--- Start of EXERCISE MATERIAL ---
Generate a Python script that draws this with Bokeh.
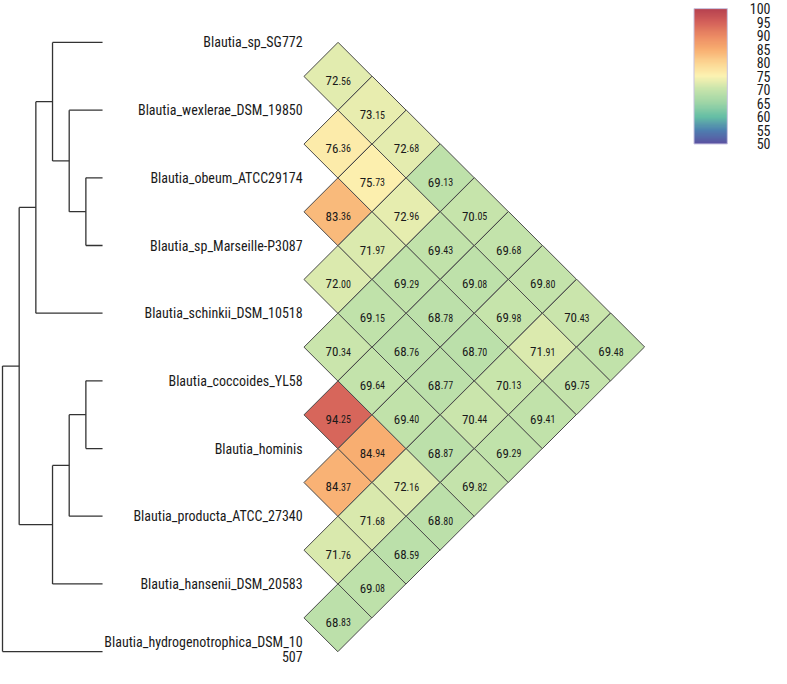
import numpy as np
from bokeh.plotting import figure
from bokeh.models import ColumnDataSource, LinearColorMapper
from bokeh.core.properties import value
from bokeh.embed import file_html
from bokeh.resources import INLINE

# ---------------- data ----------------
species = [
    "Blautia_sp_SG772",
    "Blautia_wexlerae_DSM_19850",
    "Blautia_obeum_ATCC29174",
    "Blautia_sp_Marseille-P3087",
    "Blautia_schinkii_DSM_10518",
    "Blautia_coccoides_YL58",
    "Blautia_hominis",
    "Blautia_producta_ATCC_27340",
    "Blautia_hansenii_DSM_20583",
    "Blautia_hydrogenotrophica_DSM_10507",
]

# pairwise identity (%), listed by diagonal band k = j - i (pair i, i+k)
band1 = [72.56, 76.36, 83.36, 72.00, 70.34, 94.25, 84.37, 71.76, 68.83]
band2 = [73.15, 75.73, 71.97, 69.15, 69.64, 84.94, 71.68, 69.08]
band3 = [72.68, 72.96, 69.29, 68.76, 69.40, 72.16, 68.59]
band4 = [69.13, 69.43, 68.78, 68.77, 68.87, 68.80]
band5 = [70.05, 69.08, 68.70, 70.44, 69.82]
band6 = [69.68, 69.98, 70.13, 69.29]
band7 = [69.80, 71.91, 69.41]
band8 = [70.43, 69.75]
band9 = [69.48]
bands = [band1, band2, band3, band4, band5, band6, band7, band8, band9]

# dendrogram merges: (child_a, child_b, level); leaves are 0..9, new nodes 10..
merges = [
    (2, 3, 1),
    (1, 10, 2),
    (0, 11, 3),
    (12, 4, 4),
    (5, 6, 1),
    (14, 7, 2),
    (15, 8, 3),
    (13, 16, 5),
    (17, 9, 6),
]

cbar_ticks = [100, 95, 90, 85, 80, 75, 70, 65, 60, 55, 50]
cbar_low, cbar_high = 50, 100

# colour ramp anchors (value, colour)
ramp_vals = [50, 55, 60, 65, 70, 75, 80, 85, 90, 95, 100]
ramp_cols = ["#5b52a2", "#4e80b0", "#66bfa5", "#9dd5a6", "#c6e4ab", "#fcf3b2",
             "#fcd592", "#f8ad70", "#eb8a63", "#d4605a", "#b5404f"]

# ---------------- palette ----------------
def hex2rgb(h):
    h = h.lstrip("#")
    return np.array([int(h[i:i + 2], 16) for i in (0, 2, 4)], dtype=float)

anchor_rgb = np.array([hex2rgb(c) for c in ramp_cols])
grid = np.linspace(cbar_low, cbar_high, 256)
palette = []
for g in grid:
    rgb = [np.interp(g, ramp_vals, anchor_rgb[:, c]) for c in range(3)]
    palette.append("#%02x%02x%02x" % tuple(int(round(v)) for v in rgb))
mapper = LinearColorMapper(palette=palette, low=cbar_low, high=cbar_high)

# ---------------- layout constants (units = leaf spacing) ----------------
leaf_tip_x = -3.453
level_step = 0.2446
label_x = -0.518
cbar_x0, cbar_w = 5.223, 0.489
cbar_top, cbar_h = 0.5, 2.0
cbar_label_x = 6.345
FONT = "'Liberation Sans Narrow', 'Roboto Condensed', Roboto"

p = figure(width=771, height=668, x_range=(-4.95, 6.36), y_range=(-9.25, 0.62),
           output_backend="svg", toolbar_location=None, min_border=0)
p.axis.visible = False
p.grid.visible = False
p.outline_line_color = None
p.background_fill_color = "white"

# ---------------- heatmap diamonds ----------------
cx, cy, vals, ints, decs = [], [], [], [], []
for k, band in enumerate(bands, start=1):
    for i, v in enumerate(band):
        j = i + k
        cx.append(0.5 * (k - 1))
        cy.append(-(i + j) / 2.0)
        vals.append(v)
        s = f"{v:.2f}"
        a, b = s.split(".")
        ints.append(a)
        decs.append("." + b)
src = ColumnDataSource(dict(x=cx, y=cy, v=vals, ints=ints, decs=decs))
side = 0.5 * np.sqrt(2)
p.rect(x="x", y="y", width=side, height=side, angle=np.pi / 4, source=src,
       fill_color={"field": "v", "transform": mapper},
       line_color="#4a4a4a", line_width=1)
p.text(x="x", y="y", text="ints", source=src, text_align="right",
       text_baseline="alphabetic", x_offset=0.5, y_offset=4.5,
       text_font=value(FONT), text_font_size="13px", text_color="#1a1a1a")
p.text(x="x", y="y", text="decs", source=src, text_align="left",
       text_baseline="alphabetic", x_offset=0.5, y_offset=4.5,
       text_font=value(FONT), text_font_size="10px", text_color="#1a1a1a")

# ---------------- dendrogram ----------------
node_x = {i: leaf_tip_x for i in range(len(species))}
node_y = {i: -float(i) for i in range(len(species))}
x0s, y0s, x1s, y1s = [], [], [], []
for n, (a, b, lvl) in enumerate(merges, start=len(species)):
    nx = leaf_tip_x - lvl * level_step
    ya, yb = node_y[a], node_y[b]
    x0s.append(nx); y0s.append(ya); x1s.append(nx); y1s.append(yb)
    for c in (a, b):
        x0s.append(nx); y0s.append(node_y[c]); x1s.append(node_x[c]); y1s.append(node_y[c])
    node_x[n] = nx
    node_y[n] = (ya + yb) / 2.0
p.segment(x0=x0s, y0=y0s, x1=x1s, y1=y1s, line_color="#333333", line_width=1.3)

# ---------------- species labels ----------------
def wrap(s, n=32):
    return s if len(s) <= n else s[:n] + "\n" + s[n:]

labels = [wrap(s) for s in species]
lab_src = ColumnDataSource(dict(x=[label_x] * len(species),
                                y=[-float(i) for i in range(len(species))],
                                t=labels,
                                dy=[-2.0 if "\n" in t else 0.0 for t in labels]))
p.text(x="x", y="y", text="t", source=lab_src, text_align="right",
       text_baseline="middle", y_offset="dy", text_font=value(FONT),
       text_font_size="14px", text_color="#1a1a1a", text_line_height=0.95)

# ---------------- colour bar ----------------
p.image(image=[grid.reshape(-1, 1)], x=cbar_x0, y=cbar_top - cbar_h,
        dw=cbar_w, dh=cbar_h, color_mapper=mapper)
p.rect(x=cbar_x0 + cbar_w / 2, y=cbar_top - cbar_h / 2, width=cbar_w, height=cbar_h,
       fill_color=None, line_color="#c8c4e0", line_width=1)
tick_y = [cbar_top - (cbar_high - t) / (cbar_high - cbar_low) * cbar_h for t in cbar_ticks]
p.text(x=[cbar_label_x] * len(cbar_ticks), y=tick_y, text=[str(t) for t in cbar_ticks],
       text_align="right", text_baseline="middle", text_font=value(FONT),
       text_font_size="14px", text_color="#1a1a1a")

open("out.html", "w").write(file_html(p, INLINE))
--- End of EXERCISE MATERIAL ---
--- Start of EXERCISE MATERIAL ---
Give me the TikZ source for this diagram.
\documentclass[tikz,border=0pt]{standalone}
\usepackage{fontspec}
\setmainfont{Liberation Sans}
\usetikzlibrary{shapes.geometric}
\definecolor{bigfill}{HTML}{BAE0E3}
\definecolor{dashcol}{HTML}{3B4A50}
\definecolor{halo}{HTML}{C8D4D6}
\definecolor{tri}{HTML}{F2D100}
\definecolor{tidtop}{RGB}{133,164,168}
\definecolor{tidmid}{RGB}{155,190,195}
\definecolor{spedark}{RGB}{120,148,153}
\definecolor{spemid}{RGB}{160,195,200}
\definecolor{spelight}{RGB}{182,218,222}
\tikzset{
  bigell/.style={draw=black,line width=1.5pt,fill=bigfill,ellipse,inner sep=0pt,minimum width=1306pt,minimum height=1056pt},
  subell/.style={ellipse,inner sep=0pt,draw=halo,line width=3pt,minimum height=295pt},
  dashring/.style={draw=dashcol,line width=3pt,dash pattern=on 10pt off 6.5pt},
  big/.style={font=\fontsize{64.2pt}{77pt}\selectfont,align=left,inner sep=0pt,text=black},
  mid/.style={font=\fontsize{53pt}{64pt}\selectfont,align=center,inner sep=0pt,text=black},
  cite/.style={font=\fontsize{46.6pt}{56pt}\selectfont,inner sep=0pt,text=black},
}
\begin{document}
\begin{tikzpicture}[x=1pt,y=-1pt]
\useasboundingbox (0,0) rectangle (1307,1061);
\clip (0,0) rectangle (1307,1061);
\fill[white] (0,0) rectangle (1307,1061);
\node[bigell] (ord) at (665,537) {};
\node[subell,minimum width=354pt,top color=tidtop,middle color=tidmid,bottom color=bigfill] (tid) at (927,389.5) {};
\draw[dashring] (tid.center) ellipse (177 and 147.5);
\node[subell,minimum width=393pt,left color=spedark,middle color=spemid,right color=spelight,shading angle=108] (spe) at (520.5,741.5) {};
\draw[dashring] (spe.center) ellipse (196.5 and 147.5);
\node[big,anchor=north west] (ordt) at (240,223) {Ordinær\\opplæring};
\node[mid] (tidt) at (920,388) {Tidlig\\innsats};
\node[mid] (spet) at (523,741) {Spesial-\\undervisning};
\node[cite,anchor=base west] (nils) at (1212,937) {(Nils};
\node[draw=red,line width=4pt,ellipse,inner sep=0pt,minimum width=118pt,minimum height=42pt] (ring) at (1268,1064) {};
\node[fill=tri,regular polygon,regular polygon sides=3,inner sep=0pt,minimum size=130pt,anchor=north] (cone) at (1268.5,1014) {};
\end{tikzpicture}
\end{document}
--- End of EXERCISE MATERIAL ---
From the records above, copy exactly the stretch from the line holding "Generate a Python" through the line holding "from bokeh.resources import INLINE", both ends included, without the pictures.

SOLVED PROBLEM |
Generate a Python script that draws this with Bokeh.
import numpy as np
from bokeh.plotting import figure
from bokeh.models import ColumnDataSource, LinearColorMapper
from bokeh.core.properties import value
from bokeh.embed import file_html
from bokeh.resources import INLINE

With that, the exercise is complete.